Sunday, April 21, 2013



It Happened Here -- "A Noble Train of Artillery"
The new general wanted to attack. The Continental Congress had given George Washington command of the ad hoc militia army that had assembled around Boston in the spring and summer of 1775, following the battles of Lexington and Concord at the beginning of what would come to be known as the American Revolution. Washington had worked to replace the short term militia companies with longer term units. He had some success getting proper arms and ammunition to his forces. He had worked on their command structure and he had begun their training and had started to address their often lackadaisical approach to discipline. Now, looking across the largely undefended mud flats that separated the peninsular city of Boston from the American army on the mainland, he began to make plans for an attack, once those mud flats froze as winter set in. The general's subordinates were not so sure.

In May the New York forts of Ticonderoga and Crown Point which once had been on the front lines during the last French and Indian War had fallen into the hands of the rebels. Defended by little more than a corporal's guard, these relics of another war had fallen without a fight, and within their walls were more than eighty cannon of all calibre, cannon balls, gunpowder and gun flints. One of the raid's proponents, Benedict Arnold had convinced his backers, the Massachusetts Committee of Safety, to support his plan based on the prospect of capturing these supplies. Now another young man approached Washington with a plan to bring them to Boston, to break the siege and force the British to abandon that city.

Henry Knox was a 25 year old bookseller who had run a shop in Boston. Fascinated with military subjects, he had pored over every military book that came into his book store and had in-depth conversations with the British officers that frequented his shop. He had also joined a Boston milita artillery company known as the Train, and co-founded a grenadier company, that developed from it. Henry had also become radicalized as he identified with the Boston people who suffered under the occupation of British troops, as his own business was driven to the brink of bankruptcy by the forced closing of the port of Boston, and the boycott of British goods that followed. After the fighting at Lexington and Concord he and his new wife Lucy had slipped out of Boston by boat in the dark of night and thrown his lot in with the rebels camped outside of Boston. When General Artemis Ward learned he had someone who had at least theoretical knowledge of artillery, in this thoroughly amateur army, he had placed Knox in charge of constructing gun positions for the few cannon the rebels possessed to protect their encampments outside of Boston. Washington had been impressed by these works. Now the officers who had grave doubts about committing their fledgling army to a serious battle in the narrow streets of Boston, conspired to get him in front of the new commanding general to hear his plan, of going north in the dead of winter to bring cannon back to Boston on sledges.

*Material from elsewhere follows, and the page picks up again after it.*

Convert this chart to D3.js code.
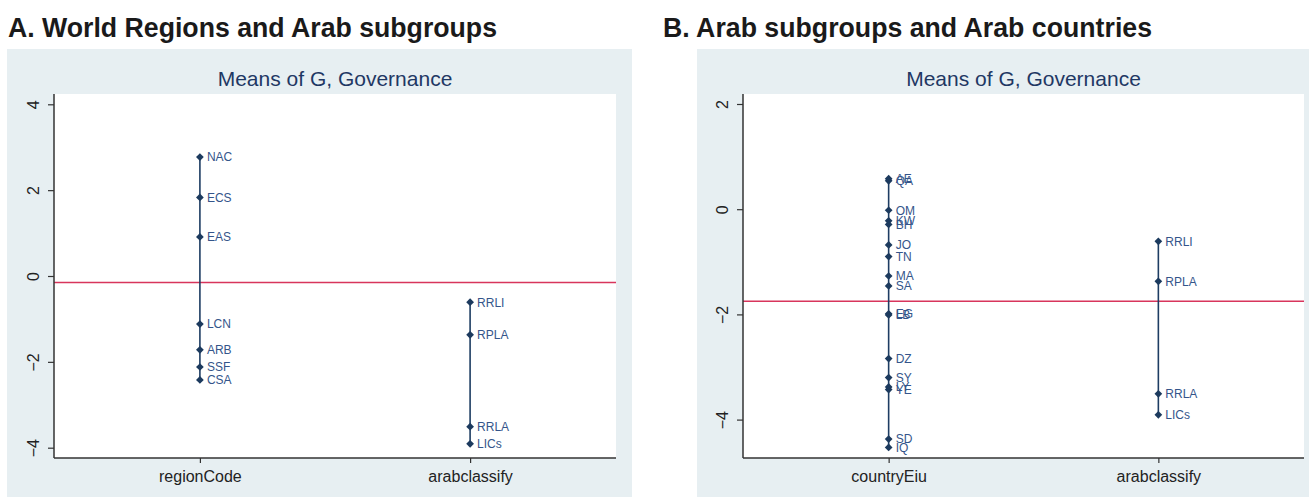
<!DOCTYPE html>
<html>
<head>
<meta charset="utf-8">
<script src="https://cdn.jsdelivr.net/npm/d3@7"></script>
<style>
  html, body { margin: 0; padding: 0; background: #ffffff; }
  svg { display: block; font-family: "Liberation Sans", Arial, sans-serif; }
</style>
</head>
<body>
<svg id="chart" width="1309" height="498"></svg>
<script>
// Mean governance score (G) by group
const regionCodes = ["NAC", "ECS", "EAS", "LCN", "ARB", "SSF", "CSA"];
const regionMeans = [2.77, 1.83, 0.91, -1.12, -1.72, -2.12, -2.42];

const arabGroups = ["RRLI", "RPLA", "RRLA", "LICs"];
const arabGroupMeans = [-0.61, -1.37, -3.51, -3.91];

const countryCodes = ["AE", "QA", "OM", "KW", "BH", "JO", "TN", "MA", "SA",
                      "EG", "LB", "DZ", "SY", "LY", "YE", "SD", "IQ"];
const countryMeans = [0.58, 0.54, -0.02, -0.22, -0.29, -0.68, -0.90, -1.27, -1.46,
                      -1.99, -2.01, -2.84, -3.20, -3.38, -3.43, -4.37, -4.53];

const worldMean = -0.15;
const arabMean = -1.75;

const panelACategories = ["regionCode", "arabclassify"];
const panelBCategories = ["countryEiu", "arabclassify"];
const panelATicks = [-4, -2, 0, 2, 4];
const panelBTicks = [-4, -2, 0, 2];
const panelADomain = [-4.24, 4.24];
const panelBDomain = [-4.73, 2.19];

const svg = d3.select("#chart");

function drawPanel(opts) {
  const g = svg.append("g");

  // panel heading
  g.append("text")
    .attr("x", opts.headX).attr("y", 37)
    .attr("font-size", 27).attr("font-weight", "bold").attr("fill", "#1a1a1a")
    .attr("textLength", 489).attr("lengthAdjust", "spacingAndGlyphs")
    .text(opts.heading);

  // graph region background
  g.append("rect")
    .attr("x", opts.bg[0]).attr("y", 49)
    .attr("width", opts.bg[1] - opts.bg[0]).attr("height", 448)
    .attr("fill", "#e7eff2");

  const x0 = opts.plot[0], x1 = opts.plot[1], y0 = 94, y1 = 458;

  g.append("rect")
    .attr("x", x0).attr("y", y0).attr("width", x1 - x0).attr("height", y1 - y0)
    .attr("fill", "#ffffff");

  g.append("text")
    .attr("x", (x0 + x1) / 2).attr("y", 86)
    .attr("text-anchor", "middle").attr("font-size", 21).attr("fill", "#1f3864")
    .text("Means of G, Governance");

  const x = d3.scalePoint().domain(opts.categories).range([x0, x1]).padding(0.54);
  const y = d3.scaleLinear().domain(opts.domain).range([y1, y0]);

  // reference line: overall mean
  g.append("line")
    .attr("x1", x0).attr("x2", x1)
    .attr("y1", y(opts.mean)).attr("y2", y(opts.mean))
    .attr("stroke", "#d8355c").attr("stroke-width", 1.6);

  // columns of group means
  opts.columns.forEach(col => {
    const cx = x(col.category);
    const ext = d3.extent(col.values);
    g.append("line")
      .attr("x1", cx).attr("x2", cx)
      .attr("y1", y(ext[1])).attr("y2", y(ext[0]))
      .attr("stroke", "#1e3d63").attr("stroke-width", 1.6);

    const marker = d3.symbol().type(d3.symbolSquare).size(30);
    const pts = g.append("g").selectAll("g")
      .data(col.labels.map((l, i) => ({ label: l, value: col.values[i] })))
      .join("g")
      .attr("transform", d => `translate(${cx},${y(d.value)})`);
    pts.append("path").attr("d", marker).attr("transform", "rotate(45)").attr("fill", "#1c3a5e");
    pts.append("text")
      .attr("x", 7).attr("dy", "0.36em")
      .attr("font-size", 12).attr("fill", "#34558a")
      .text(d => d.label);
  });

  // y axis
  const yAxis = g.append("g")
    .attr("transform", `translate(${x0},0)`)
    .call(d3.axisLeft(y).tickValues(opts.ticks).tickSize(6).tickPadding(0).tickFormat(d3.format("d")));
  yAxis.select(".domain").attr("stroke", "#333").attr("stroke-width", 1.5)
    .attr("d", `M0,${y0}V${y1}`);
  yAxis.selectAll(".tick line").attr("stroke", "#333").attr("stroke-width", 1.2);
  yAxis.selectAll(".tick text")
    .attr("transform", "translate(-15,0) rotate(-90)")
    .attr("x", 0).attr("dy", 0)
    .attr("text-anchor", "middle")
    .attr("font-size", 16).attr("fill", "#222")
    .attr("font-family", "Liberation Sans, Arial, sans-serif");

  // x axis
  const xAxis = g.append("g")
    .attr("transform", `translate(0,${y1})`)
    .call(d3.axisBottom(x).tickSize(5).tickPadding(6));
  xAxis.select(".domain").attr("stroke", "#333").attr("stroke-width", 1.5)
    .attr("d", `M${x0},0H${x1}`);
  xAxis.selectAll(".tick line").attr("stroke", "#333").attr("stroke-width", 1.2);
  xAxis.selectAll(".tick text")
    .attr("y", 24).attr("dy", 0)
    .attr("font-size", 16).attr("fill", "#222")
    .attr("font-family", "Liberation Sans, Arial, sans-serif");
}

drawPanel({
  heading: "A. World Regions and Arab subgroups",
  headX: 8,
  bg: [7, 632],
  plot: [54, 616],
  categories: panelACategories,
  domain: panelADomain,
  ticks: panelATicks,
  mean: worldMean,
  columns: [
    { category: "regionCode", labels: regionCodes, values: regionMeans },
    { category: "arabclassify", labels: arabGroups, values: arabGroupMeans }
  ]
});

drawPanel({
  heading: "B. Arab subgroups and Arab countries",
  headX: 663,
  bg: [697, 1309],
  plot: [743, 1304],
  categories: panelBCategories,
  domain: panelBDomain,
  ticks: panelBTicks,
  mean: arabMean,
  columns: [
    { category: "countryEiu", labels: countryCodes, values: countryMeans },
    { category: "arabclassify", labels: arabGroups, values: arabGroupMeans }
  ]
});
</script>
</body>
</html>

On November 16th Knox presented his plan. Washington was impressed, issuing Knox orders to retrieve the guns, saying “No trouble or expense must be spared to obtain them” and giving him £1000 for expenses. The very next day Knox was on his way to NewYork City to draw supplies and a letter was on its way to General Phillip Schuyler ordering him to assist him.

By December 5th Knox was at Ticonderoga, where probably most of the cannon and supplies from the two forts had been assembled by Schuyler. 1 While the 20-30 year old wooden gun carriages were mostly rotted or unsound, most of the cannon and supplies were salvageable and Schuyler and Knox selected 43 heavy brass and iron cannon2, 6 cohorns, 8 mortars and 2 howitzers3 For the first leg of the journey the cannon and supplies were loaded onto a gundalow,4 a large, rectangular, double ended barge-like boat, with a lateen triangular sail, that shuttled back and forth between the fort and the portage road connecting Lake Champlain to Lake George. Knox had contracted with local farmers to use their wagons and “cattle” (oxen) to convey his guns to the northern end of Lake George5.

At Lake George the guns were met by a large batteau, an even larger scow and a boat Knox described as a “pettianger”. Batteaux were flat bottomed double-ended boats that were the work-horses of the colonial military throughout the Colonial wars. Propelled mainly by oars or improvised sails, they could be quite large-upwards of 50 feet and more, and have crews of three to five. Scows were flat-bottomed, square ended barge-like boats, propelled by oars, or sweeps and with a following wind, an improvised square sail. They could be even larger, carrying tons of cargo and 80 or more men at a time. “Pettiangers” (pettiaugers) were flat bottomed work boats with one or two schooner rigged masts, often with egg shaped leeboards that could be lowered over the side to compensate for their lack of a keel. It was in this “pettinger” that Knox led the way to the head of the lake on December 6th,  as the lake was beginning to ice over.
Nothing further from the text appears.